Re: [PATCH 0/3] mm/fs: get PG_error out of the writeback reporting business
From: Jeff Layton
Date: Thu Mar 09 2017 - 07:45:10 EST
On Thu, 2017-03-09 at 12:02 +0100, Jan Kara wrote:
> On Thu 09-03-17 05:47:51, Jeff Layton wrote:
> > On Thu, 2017-03-09 at 10:04 +0100, Jan Kara wrote:
> > > On Wed 08-03-17 21:57:25, Ted Tso wrote:
> > > > On Tue, Mar 07, 2017 at 11:26:22AM +0100, Jan Kara wrote:
> > > > > On a more general note (DAX is actually fine here), I find the current
> > > > > practice of clearing page dirty bits on error and reporting it just once
> > > > > problematic. It keeps the system running but data is lost and possibly
> > > > > without getting the error anywhere where it is useful. We get away with
> > > > > this because it is a rare event but it seems like a problematic behavior.
> > > > > But this is more for the discussion at LSF.
> > > >
> > > > I'm actually running into this in the last day or two because some MM
> > > > folks at $WORK have been trying to push hard for GFP_NOFS removal in
> > > > ext4 (at least when we are holding some mutex/semaphore like
> > > > i_data_sem) because otherwise it's possible for the OOM killer to be
> > > > unable to kill processes because they are holding on to locks that
> > > > ext4 is holding.
> > > >
> > > > I've done some initial investigation, and while it's not that hard to
> > > > remove GFP_NOFS from certain parts of the writepages() codepath (which
> > > > is where we had been are running into problems), a really, REALLY big
> > > > problem is if any_filesystem->writepages() returns ENOMEM, it causes
> > > > silent data loss, because the pages are marked clean, and so data
> > > > written using buffered writeback goes *poof*.
> > > >
> > > > I confirmed this by creating a test kernel with a simple patch such
> > > > that if the ext4 file system is mounted with -o debug, there was a 1
> > > > in 16 chance that ext4_writepages will immediately return with ENOMEM
> > > > (and printk the inode number, so I knew which inodes had gotten the
> > > > ENOMEM treatment). The result was **NOT** pretty.
> > > >
> > > > What I think we should strongly consider is at the very least, special
> > > > case ENOMEM being returned by writepages() during background
> > > > writeback, and *not* mark the pages clean, and make sure the inode
> > > > stays on the dirty inode list, so we can retry the write later. This
> > > > is especially important since the process that issued the write may
> > > > have gone away, so there might not even be a userspace process to
> > > > complain to. By converting certain page allocations (most notably in
> > > > ext4_mb_load_buddy) from GFP_NOFS to GFP_KMALLOC, this allows us to
> > > > release the i_data_sem lock and return an error. This should allow
> > > > allow the OOM killer to do its dirty deed, and hopefully we can retry
> > > > the writepages() for that inode later.
> > >
> > > Yeah, so if we can hope the error is transient, keeping pages dirty and
> > > retrying the write is definitely better option. For start we can say that
> > > ENOMEM, EINTR, EAGAIN, ENOSPC errors are transient, anything else means
> > > there's no hope of getting data to disk and so we just discard them. It
> > > will be somewhat rough distinction but probably better than what we have
> > > now.
> > >
> > > Honza
> >
> > I'm not sure about ENOSPC there. That's a return code that is
> > specifically expected to be returned by fsync. It seems like that ought
> > not be considered a transient error?
>
> Yeah, for start we should probably keep ENOSPC as is to prevent surprises.

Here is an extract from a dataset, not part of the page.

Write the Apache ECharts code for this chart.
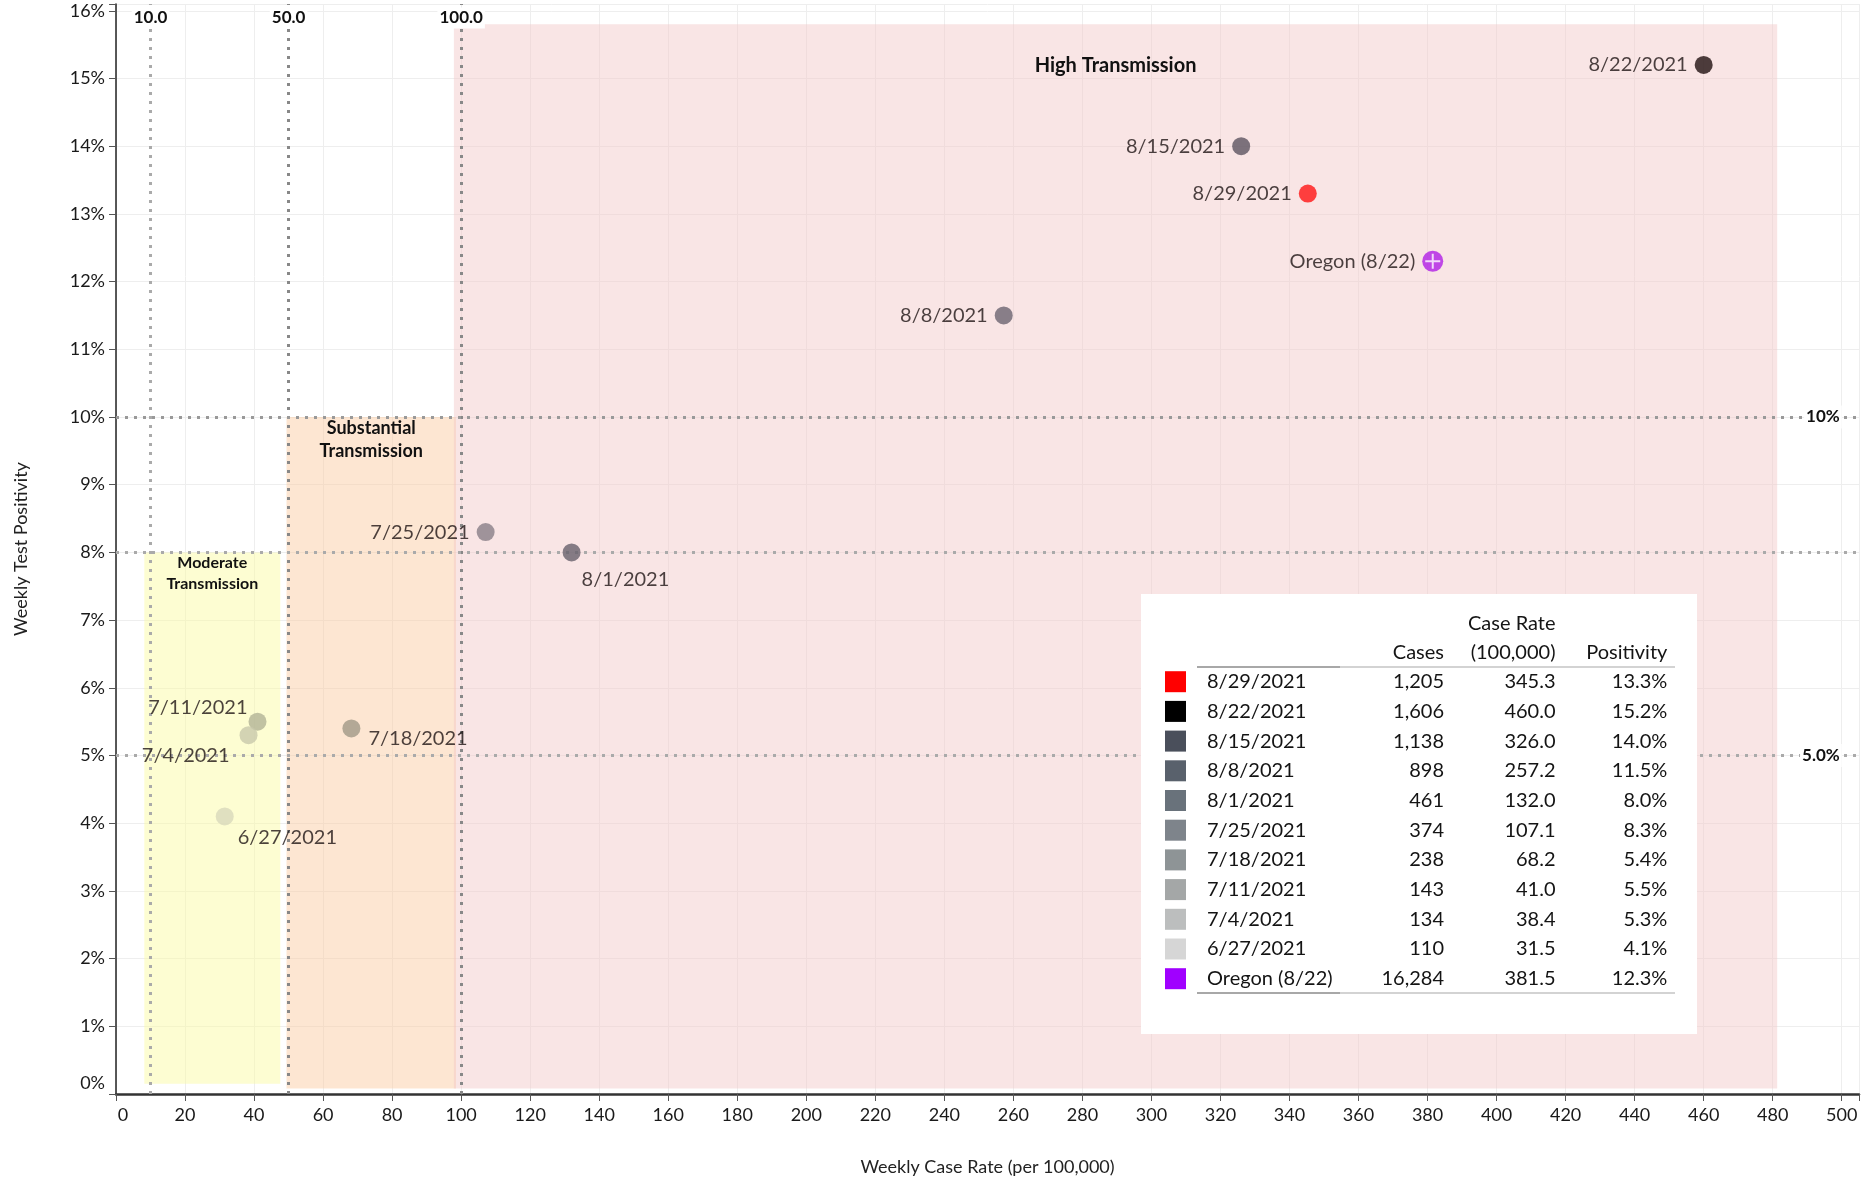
<!DOCTYPE html>
<html><head><meta charset="utf-8">
<script src="https://cdn.jsdelivr.net/npm/echarts@6/dist/echarts.min.js"></script>
<style>html,body{margin:0;padding:0;background:#fff}#c{width:1862px;height:1181px}</style>
</head><body><div id="c"></div>
<script>
// ---- data ----
const dates = ['8/29/2021','8/22/2021','8/15/2021','8/8/2021','8/1/2021','7/25/2021','7/18/2021','7/11/2021','7/4/2021','6/27/2021','Oregon (8/22)'];
const cases = [1205,1606,1138,898,461,374,238,143,134,110,16284];
const caseRate = [345.3,460.0,326.0,257.2,132.0,107.1,68.2,41.0,38.4,31.5,381.5];
const positivity = [13.3,15.2,14.0,11.5,8.0,8.3,5.4,5.5,5.3,4.1,12.3];
const swatchColors = ['#ff0000','#000000','#4a4f5b','#59616c','#69727b','#7e848b','#8e9496','#a4a7a7','#bcbebe','#d6d6d6','#a000ff'];
const markerColors = ['#ff1414','#201010','#5c5460','#6c6470','#68606c','#887e87','#a09887','#b2b396','#c8c8ab','#d8d8bc','#b01ee6'];
const zoneNames = ['Moderate\nTransmission','Substantial\nTransmission','High Transmission'];
const zoneX0 = [8.2, 49.4, 97.9];
const zoneX1 = [47.6, 98.5, 481.3];
const zoneY0 = [0.15, 0.08, 0.08];
const zoneY1 = [8, 10, 15.8];
const vLines = [10, 50, 100];
const vLineLabels = ['10.0','50.0','100.0'];
const hLines = [10, 8, 5];
const hLineLabels = ['10%','','5.0%'];
const tableHeaders = ['Cases','(100,000)','Positivity'];

// ---- styles ----
const FONT = 'Lato, "Open Sans", sans-serif';
const labelSide = ['left','left','left','left','right','left','right','left','left','right','left'];
const labelDist = [7,7,7,7,1,7,8,1,10,4,7];
const labelDy = [0,0,0,0,27,0,10,-14,20,21,0];
const zoneColors = ['#fafa9c','#fbc79b','#f2c6c6'];
const zoneFont = [16,18,20];
const zoneLH = [21,23,24];
const zoneDist = [0,0,29];
const vLineColors = ['#aaaaaa','#888888','#888888'];
const hLineColors = ['#999999','#aaaaaa','#aaaaaa'];

const chart = echarts.init(document.getElementById('c'), null, {renderer:'canvas'});

const pointData = dates.map((d,i)=>({
  value:[caseRate[i], positivity[i]],
  name:d,
  symbolSize: i===10?21:18,
  itemStyle:{color:markerColors[i]},
  label:{show:true, formatter:d, position:labelSide[i], distance:labelDist[i], offset:[0,labelDy[i]],
         fontSize:20, fontFamily:FONT, color:'#1e1414'}
}));

const markAreaData = zoneNames.map((n,i)=>[
  {coord:[zoneX0[i], zoneY1[i]], itemStyle:{color:zoneColors[i], opacity:0.45},
   label:{show:true, formatter:n, position:'insideTop', distance:zoneDist[i], fontSize:zoneFont[i], lineHeight:zoneLH[i],
          fontWeight:'bold', fontFamily:FONT, color:'#111', align:'center'}},
  {coord:[zoneX1[i], zoneY0[i]]}
]);

const markLineData = [];
vLines.forEach((v,i)=>markLineData.push([
  {coord:[v,0], lineStyle:{color:vLineColors[i]}},{coord:[v,16.1]}]));
hLines.forEach((v,i)=>markLineData.push([
  {coord:[0,v], lineStyle:{color:hLineColors[i]}},{coord:[505,v]}]));

const option = {
  animation:false,
  backgroundColor:'#fff',
  grid:{left:116, right:0, top:4, bottom:83},
  xAxis:{
    type:'value', min:0, max:505, interval:20,
    name:'Weekly Case Rate (per 100,000)', nameLocation:'middle', nameGap:64,
    nameTextStyle:{fontSize:18, fontFamily:FONT, color:'#222'},
    axisLine:{show:true, lineStyle:{color:'#333', width:2.5}},
    axisTick:{show:true, length:7, lineStyle:{color:'#555'}},
    axisLabel:{fontSize:18, fontFamily:FONT, color:'#1a1a1a', margin:12,
      formatter:v=> (v%20===0 ? (v===0?'{z|0}':String(v)) : ''),
      rich:{z:{fontSize:18, fontFamily:FONT, color:'#1a1a1a', padding:[0,0,0,14]}}},
    splitLine:{show:true, lineStyle:{color:'#eeeeee', width:1}}
  },
  yAxis:{
    type:'value', min:0, max:16.1, interval:1,
    name:'Weekly Test Positivity', nameLocation:'middle', nameGap:86,
    nameTextStyle:{fontSize:18, fontFamily:FONT, color:'#222'},
    axisLine:{show:true, lineStyle:{color:'#222', width:1.5}},
    axisTick:{show:true, length:7, lineStyle:{color:'#555'}},
    axisLabel:{fontSize:18, fontFamily:FONT, color:'#1a1a1a', margin:11,
      formatter:v=> (Math.abs(v-Math.round(v))<1e-6 ? (Math.round(v)===0?'{z|0%}':Math.round(v)+'%') : ''),
      rich:{z:{fontSize:18, fontFamily:FONT, color:'#1a1a1a', padding:[0,0,22,0]}}},
    splitLine:{show:true, lineStyle:{color:'#eeeeee', width:1}}
  },
  series:[
    {type:'scatter', data:[], z:1, silent:true,
     markArea:{silent:true, data:markAreaData}},
    {type:'scatter', data:[], z:2, silent:true,
     markLine:{silent:true, symbol:'none', label:{show:false},
       lineStyle:{type:[3,6], width:3}, data:markLineData}},
    {type:'scatter', z:5, data:pointData, symbol:'circle'},
    {type:'scatter', z:6, silent:true,
     data:[{value:[caseRate[10], positivity[10]]}],
     symbol:'path://M-1.2,-9 L1.2,-9 L1.2,-1.2 L9,-1.2 L9,1.2 L1.2,1.2 L1.2,9 L-1.2,9 L-1.2,1.2 L-9,1.2 L-9,-1.2 L-1.2,-1.2 Z',
     symbolSize:15, itemStyle:{color:'#ffffff'}, label:{show:false}}
  ]
};
chart.setOption(option);

// ---- annotations & table via graphic ----
const g = [];
vLines.forEach((v,i)=>{
  const p = chart.convertToPixel({gridIndex:0},[v,16]);
  g.push({type:'text', x:p[0], y:18, z:10, style:{text:vLineLabels[i], fontSize:17, fontWeight:'bold', fontFamily:FONT,
    fill:'#111', align:'center', verticalAlign:'middle', backgroundColor:'#fff', padding:[2,2]}});
});
hLines.forEach((v,i)=>{
  if(!hLineLabels[i]) return;
  const p = chart.convertToPixel({gridIndex:0},[500,v]);
  g.push({type:'text', x:p[0], y:p[1], z:10, style:{text:hLineLabels[i], fontSize:17, fontWeight:'bold', fontFamily:FONT,
    fill:'#111', align:'right', verticalAlign:'middle', backgroundColor:'#fff', padding:[3,2]}});
});

// table
const TX = 1141, TY = 594, TW = 556, TH = 440;
const rowY0 = 681.7, rowStep = 29.7;
const colRight = [1444, 1555.5, 1667.4];
const dateLeft = 1207, swX = 1165, swS = 21;
const tStyle = {fontSize:20, fontFamily:FONT, fill:'#141414', verticalAlign:'middle'};
g.push({type:'rect', z:20, shape:{x:TX, y:TY, width:TW, height:TH}, style:{fill:'#ffffff'}});
g.push({type:'text', z:21, x:colRight[1], y:624, style:Object.assign({text:'Case Rate', align:'right'}, tStyle)});
tableHeaders.forEach((h,i)=>g.push({type:'text', z:21, x:colRight[i], y:653, style:Object.assign({text:h, align:'right'}, tStyle)}));
[667, 993].forEach(ly=>{
  g.push({type:'line', z:21, shape:{x1:1197, y1:ly, x2:1675, y2:ly}, style:{stroke:'#c4c4c4', lineWidth:1.5}});
  g.push({type:'line', z:22, shape:{x1:1197, y1:ly, x2:1340, y2:ly}, style:{stroke:'#a8a8a8', lineWidth:2}});
});
dates.forEach((d,i)=>{
  const y = rowY0 + i*rowStep;
  g.push({type:'rect', z:21, shape:{x:swX, y:y-swS/2, width:swS, height:swS}, style:{fill:swatchColors[i]}});
  g.push({type:'text', z:21, x:dateLeft, y:y, style:Object.assign({text:d, align:'left'}, tStyle)});
  g.push({type:'text', z:21, x:colRight[0], y:y, style:Object.assign({text:cases[i].toLocaleString('en-US'), align:'right'}, tStyle)});
  g.push({type:'text', z:21, x:colRight[1], y:y, style:Object.assign({text:caseRate[i].toFixed(1), align:'right'}, tStyle)});
  g.push({type:'text', z:21, x:colRight[2], y:y, style:Object.assign({text:positivity[i].toFixed(1)+'%', align:'right'}, tStyle)});
});
chart.setOption({graphic:g});
</script>
</body></html>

> Long term, we may need to make at least some ENOSPC situations behave as
> transient to make thin provisioned storage not loose data in case admin
> does not supply additional space fast enough (i.e., before ENOSPC is
> actually hit).
>
Maybe we need a systemwide (or fs-level) tunable that makes ENOSPC a
transient error? Just have it hang until we get enough space when that
tunable is enabled?
> EIO is actually in a similar bucket although probably more on the "hard
> failure" side - I can imagine there can by types of storage and situations
> where the loss of connectivity to the storage is only transient. But for
> start I would not bother with this.
>
> Honza
I don't see what we can reasonably do with -EIO other than return a hard
error. If we want to deal with loss of connectivity to storage as a
transient failure, I think that we'd need to ensure that the lower
layers return more distinct error codes in those cases (ENODEV or ENXIO
maybe? Or declare a new kernel-internal code -- EDEVGONE?).
In any case, I think that the basic idea of marking certain
writepage/writepages/launder_page errors as transient might be a
reasonable approach to handling this sanely.
The problem with all of this though is that we have a pile of existing
code that will likely need to be reworked for the new error handling. I
expect that we'll have to walk all of the
writepage/writepages/launder_page implementations and fix them up one by
one once we sort out the rules for this.